Exactly the lines from the one with "Recreate this image" to the one with "plt.rcParams['font.family'] = ['Liberation", both included, are to be printed again; leave out the rest.

● **DATA TO USE**
• • • •
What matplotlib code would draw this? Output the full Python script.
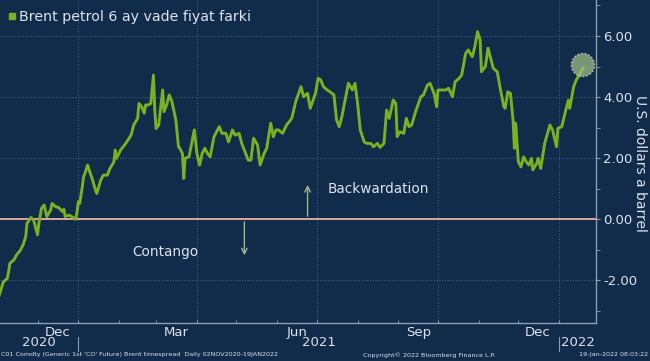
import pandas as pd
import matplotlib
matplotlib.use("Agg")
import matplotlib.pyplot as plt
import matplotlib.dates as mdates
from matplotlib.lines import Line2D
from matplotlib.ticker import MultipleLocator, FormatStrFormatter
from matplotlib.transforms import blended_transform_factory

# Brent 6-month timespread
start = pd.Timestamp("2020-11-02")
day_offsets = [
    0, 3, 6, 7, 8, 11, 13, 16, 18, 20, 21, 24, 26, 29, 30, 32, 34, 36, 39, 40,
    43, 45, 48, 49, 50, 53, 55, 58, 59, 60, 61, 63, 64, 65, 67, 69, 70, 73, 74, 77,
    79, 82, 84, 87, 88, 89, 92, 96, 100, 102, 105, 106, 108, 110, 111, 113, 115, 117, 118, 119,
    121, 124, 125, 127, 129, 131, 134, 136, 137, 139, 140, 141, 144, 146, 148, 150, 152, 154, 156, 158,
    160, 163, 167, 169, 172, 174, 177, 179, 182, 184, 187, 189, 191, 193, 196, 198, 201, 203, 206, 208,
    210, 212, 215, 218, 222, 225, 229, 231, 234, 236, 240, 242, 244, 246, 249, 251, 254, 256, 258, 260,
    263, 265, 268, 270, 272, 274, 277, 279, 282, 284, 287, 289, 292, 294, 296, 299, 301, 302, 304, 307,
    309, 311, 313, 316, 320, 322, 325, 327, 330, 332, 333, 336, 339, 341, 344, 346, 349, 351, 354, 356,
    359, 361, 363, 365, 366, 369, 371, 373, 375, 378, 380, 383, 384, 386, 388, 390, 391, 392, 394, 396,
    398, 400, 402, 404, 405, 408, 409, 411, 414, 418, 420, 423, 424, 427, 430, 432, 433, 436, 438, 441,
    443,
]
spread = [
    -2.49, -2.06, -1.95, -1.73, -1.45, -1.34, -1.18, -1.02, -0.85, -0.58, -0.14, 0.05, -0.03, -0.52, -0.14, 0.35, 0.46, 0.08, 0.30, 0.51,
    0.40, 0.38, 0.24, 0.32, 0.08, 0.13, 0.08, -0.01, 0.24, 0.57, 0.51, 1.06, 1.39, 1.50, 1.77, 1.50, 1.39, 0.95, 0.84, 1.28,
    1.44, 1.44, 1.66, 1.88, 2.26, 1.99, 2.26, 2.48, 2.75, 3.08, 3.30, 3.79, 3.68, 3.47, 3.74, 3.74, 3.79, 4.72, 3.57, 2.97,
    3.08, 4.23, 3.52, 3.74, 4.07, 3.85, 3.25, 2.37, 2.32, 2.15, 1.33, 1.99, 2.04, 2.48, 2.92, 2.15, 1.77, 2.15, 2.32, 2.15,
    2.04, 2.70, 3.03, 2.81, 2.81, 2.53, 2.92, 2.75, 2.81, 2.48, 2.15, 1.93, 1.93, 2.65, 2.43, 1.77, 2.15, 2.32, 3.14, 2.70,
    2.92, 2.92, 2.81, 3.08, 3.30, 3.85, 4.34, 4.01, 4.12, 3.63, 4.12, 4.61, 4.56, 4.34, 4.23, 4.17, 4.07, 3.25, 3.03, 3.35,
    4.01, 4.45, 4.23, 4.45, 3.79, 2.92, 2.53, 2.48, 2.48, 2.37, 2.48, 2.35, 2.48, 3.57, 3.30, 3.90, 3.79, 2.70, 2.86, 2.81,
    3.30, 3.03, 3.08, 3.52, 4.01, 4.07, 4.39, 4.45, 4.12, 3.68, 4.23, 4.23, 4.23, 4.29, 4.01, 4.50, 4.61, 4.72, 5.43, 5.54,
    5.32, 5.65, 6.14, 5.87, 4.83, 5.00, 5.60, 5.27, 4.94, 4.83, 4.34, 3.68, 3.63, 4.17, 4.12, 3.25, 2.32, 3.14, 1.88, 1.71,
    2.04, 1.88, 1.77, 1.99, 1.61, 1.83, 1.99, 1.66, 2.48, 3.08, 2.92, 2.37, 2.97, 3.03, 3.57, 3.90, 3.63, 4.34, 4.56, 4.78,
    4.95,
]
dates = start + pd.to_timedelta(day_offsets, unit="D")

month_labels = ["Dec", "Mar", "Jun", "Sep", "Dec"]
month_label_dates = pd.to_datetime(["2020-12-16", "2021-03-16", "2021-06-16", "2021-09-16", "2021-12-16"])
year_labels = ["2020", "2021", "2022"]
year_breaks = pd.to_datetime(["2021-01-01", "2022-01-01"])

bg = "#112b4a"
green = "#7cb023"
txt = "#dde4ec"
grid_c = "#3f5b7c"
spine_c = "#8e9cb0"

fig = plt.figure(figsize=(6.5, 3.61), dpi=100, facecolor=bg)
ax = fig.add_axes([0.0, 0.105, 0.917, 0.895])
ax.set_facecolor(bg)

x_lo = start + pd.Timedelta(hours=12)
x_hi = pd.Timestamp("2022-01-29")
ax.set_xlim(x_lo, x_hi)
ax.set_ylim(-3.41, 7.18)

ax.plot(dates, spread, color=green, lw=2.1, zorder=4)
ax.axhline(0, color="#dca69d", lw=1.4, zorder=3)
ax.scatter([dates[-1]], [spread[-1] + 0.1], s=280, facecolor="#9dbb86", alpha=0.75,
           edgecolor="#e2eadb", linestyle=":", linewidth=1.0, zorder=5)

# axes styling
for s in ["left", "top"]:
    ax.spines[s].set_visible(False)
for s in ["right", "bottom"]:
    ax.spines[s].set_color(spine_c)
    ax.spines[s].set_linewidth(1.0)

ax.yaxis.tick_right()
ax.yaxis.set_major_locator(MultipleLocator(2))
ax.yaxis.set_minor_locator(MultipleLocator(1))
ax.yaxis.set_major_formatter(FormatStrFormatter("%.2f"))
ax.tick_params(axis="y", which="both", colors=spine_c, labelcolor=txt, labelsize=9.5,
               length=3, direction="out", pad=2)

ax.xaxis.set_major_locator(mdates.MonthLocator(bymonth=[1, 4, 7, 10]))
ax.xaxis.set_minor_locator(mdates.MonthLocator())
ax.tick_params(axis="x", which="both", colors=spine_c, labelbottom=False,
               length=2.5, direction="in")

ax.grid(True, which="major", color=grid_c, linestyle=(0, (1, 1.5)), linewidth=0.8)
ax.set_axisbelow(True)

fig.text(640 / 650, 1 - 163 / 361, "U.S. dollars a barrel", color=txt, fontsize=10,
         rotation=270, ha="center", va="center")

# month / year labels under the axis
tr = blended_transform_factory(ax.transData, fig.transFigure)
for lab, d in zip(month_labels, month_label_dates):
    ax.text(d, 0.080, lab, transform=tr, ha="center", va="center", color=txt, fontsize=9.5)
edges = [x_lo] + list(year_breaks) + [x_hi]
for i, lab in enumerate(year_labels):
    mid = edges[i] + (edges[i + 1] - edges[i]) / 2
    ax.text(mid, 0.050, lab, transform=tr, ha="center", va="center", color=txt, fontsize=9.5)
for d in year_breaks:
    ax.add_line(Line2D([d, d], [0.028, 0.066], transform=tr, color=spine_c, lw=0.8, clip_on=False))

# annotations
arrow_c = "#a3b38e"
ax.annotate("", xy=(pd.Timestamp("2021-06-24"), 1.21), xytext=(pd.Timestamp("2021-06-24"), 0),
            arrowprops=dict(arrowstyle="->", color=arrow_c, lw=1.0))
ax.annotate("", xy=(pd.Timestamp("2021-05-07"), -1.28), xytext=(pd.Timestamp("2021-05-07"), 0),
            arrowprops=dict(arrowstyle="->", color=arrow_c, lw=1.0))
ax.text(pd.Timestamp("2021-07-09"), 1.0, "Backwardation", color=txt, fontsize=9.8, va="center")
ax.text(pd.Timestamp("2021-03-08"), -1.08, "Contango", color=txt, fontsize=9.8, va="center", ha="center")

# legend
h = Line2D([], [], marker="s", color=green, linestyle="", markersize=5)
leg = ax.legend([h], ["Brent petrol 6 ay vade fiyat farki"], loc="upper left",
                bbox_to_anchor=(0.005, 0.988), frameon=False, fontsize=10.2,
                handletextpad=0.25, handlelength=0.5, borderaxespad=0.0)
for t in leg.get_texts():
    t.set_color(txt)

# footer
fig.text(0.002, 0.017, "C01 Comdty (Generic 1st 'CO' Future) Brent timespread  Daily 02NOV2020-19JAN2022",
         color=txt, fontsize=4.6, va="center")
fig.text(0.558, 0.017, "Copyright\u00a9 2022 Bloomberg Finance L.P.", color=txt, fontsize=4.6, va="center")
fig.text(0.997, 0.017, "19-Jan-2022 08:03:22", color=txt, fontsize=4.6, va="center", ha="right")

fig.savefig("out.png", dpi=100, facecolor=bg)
• • • •
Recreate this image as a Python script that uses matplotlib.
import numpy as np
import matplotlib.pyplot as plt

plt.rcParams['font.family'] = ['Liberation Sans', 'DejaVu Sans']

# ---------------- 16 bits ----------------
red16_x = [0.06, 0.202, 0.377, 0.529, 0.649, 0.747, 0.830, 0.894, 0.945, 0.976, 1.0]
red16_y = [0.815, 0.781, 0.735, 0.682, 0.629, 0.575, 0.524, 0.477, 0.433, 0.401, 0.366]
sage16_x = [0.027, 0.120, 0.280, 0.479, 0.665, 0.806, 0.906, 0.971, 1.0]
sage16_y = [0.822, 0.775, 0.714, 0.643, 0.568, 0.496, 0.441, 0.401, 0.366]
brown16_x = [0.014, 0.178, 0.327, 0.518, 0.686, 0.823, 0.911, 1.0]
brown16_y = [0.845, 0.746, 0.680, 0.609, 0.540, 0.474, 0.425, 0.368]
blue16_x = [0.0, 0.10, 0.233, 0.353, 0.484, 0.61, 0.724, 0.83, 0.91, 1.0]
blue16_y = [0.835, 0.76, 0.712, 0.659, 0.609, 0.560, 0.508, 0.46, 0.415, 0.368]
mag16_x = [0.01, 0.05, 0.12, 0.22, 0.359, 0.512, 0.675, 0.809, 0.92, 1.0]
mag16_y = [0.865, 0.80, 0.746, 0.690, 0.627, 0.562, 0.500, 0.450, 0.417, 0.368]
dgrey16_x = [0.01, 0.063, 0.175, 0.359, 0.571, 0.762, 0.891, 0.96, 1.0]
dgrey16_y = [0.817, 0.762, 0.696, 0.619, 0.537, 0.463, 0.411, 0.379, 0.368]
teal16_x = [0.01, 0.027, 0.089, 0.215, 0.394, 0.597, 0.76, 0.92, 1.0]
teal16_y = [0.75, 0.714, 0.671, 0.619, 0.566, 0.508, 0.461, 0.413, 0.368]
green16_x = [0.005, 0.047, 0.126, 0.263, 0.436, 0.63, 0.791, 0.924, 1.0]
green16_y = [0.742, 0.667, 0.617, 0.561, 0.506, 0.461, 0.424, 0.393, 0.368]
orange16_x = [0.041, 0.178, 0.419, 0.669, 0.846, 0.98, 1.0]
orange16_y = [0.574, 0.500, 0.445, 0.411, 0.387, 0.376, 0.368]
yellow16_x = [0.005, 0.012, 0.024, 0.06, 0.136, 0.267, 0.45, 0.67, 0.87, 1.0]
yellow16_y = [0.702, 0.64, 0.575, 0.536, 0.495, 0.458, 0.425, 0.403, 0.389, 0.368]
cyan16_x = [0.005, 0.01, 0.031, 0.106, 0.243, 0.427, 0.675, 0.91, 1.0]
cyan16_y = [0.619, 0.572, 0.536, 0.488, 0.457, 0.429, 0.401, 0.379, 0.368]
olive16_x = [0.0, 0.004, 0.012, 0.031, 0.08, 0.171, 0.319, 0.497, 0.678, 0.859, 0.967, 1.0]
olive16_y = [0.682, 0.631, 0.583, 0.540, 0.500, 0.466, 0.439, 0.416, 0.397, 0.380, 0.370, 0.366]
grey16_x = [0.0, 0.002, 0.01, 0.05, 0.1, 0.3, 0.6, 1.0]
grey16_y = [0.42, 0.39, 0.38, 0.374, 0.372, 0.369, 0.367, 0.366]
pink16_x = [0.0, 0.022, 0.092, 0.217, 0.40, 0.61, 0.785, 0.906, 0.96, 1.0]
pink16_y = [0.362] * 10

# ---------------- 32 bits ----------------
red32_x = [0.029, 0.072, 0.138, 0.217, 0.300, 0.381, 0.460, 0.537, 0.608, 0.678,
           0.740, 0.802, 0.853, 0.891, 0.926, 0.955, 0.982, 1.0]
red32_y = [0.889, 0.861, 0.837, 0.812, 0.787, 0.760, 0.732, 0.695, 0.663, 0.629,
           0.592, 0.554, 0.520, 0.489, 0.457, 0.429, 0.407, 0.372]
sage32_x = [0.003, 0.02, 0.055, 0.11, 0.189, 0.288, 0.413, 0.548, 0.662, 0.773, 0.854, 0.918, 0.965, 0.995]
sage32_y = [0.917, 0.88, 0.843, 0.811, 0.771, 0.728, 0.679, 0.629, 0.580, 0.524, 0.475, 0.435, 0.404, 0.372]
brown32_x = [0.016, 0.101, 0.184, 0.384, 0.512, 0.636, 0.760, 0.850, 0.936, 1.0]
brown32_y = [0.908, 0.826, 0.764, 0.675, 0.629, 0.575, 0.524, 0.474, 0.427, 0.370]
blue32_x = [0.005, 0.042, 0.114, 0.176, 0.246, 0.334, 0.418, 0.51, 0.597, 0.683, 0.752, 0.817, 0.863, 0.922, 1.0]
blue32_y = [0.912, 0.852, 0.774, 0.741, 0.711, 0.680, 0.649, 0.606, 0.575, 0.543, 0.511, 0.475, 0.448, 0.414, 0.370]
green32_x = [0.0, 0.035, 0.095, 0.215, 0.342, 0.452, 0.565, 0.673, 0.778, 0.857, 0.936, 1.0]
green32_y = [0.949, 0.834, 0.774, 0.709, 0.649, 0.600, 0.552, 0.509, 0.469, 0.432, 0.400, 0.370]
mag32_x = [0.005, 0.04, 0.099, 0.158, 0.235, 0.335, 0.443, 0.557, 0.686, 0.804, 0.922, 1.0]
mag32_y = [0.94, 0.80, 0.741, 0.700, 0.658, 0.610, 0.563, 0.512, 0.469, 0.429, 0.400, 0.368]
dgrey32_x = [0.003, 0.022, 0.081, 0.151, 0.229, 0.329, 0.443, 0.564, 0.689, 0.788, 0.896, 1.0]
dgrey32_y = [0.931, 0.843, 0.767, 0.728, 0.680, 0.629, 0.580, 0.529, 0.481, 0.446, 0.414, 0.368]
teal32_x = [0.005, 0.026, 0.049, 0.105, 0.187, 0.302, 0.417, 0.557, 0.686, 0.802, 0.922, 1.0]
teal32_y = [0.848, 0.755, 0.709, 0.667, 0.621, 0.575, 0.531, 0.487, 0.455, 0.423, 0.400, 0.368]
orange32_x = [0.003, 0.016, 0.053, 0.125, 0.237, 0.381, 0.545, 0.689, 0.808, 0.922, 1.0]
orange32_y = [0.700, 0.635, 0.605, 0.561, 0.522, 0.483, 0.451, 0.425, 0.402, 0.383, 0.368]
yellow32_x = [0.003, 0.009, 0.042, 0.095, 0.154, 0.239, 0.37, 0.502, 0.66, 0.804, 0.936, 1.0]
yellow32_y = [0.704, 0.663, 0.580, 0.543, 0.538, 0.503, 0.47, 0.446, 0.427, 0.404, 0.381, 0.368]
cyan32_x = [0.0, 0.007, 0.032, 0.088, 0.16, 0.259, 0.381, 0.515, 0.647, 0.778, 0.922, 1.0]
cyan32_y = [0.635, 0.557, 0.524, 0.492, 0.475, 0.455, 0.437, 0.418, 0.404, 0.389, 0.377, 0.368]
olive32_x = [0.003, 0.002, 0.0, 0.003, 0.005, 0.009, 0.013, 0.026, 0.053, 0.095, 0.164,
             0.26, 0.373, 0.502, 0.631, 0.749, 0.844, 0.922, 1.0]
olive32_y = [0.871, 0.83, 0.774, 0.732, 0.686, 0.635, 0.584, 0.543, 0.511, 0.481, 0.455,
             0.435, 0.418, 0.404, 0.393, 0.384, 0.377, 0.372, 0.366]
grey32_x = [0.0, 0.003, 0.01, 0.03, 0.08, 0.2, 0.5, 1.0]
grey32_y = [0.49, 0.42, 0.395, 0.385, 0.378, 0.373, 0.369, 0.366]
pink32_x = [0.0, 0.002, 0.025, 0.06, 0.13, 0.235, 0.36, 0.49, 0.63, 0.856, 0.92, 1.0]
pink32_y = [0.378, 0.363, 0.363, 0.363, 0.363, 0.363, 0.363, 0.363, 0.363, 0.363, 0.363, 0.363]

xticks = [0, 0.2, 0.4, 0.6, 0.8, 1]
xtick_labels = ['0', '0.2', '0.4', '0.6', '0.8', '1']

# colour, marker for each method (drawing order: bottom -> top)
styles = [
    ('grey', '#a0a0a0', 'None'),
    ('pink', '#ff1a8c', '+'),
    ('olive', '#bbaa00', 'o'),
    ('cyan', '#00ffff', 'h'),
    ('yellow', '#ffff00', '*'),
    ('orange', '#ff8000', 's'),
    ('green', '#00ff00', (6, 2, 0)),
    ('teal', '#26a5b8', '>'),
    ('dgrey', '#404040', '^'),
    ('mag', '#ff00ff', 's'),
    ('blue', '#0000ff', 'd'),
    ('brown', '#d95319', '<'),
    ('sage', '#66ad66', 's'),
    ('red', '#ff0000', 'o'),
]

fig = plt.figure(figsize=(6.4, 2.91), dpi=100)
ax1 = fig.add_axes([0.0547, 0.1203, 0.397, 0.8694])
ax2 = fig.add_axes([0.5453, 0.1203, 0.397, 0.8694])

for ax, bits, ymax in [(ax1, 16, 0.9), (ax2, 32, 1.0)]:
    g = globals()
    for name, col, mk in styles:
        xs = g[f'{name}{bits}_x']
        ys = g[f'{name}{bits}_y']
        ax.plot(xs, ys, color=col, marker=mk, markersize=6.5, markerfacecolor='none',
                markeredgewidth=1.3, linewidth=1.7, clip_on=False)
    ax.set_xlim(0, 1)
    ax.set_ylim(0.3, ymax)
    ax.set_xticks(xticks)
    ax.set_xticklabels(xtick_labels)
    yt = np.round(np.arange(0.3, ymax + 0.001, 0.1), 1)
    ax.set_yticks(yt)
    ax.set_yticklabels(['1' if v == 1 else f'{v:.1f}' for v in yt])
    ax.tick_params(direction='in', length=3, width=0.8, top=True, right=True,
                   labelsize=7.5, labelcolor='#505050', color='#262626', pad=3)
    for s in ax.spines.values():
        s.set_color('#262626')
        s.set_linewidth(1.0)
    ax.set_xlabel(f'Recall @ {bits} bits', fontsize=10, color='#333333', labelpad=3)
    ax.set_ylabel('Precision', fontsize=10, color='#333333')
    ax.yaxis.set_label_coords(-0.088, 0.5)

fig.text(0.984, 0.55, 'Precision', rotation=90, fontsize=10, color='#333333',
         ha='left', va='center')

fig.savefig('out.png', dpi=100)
• • • •
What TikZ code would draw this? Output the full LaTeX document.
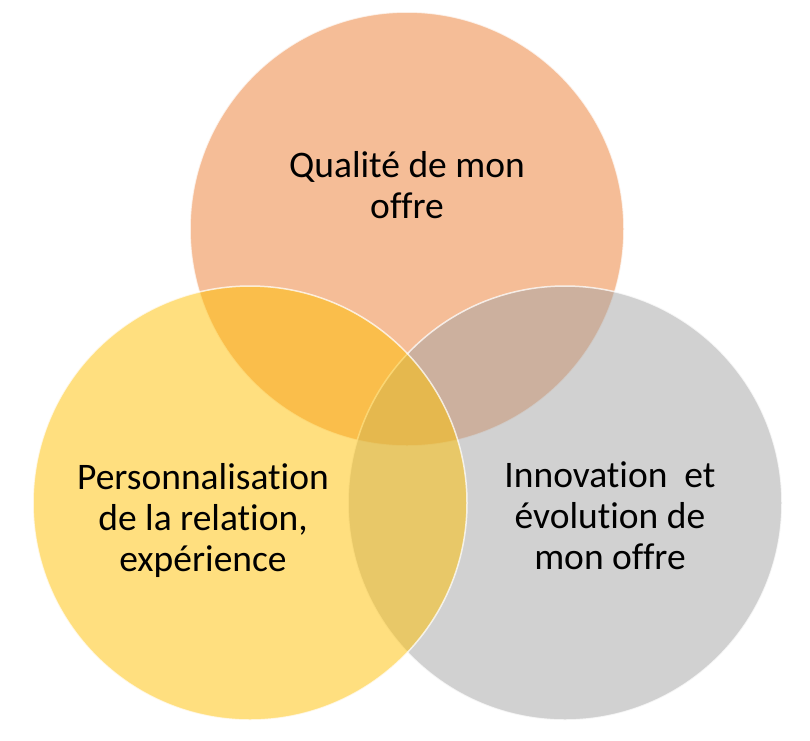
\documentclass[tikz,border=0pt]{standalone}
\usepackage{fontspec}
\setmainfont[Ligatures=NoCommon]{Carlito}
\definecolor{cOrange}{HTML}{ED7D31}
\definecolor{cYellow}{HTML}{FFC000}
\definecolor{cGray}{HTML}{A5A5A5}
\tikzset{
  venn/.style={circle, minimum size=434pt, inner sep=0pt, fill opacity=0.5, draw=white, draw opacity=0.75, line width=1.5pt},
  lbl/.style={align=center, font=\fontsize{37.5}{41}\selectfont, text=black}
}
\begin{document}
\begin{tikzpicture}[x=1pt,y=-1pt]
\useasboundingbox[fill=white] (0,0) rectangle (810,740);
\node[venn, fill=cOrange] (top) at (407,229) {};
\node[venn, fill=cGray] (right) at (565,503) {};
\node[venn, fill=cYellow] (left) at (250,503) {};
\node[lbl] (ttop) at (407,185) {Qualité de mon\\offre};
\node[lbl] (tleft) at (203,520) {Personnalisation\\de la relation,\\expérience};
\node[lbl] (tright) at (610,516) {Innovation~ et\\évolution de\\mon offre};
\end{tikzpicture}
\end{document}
• • • •
● **CORRECT RESPONSE**
Recreate this image as a Python script that uses matplotlib.
import numpy as np
import matplotlib.pyplot as plt

plt.rcParams['font.family'] = ['Liberation Sans', 'DejaVu Sans']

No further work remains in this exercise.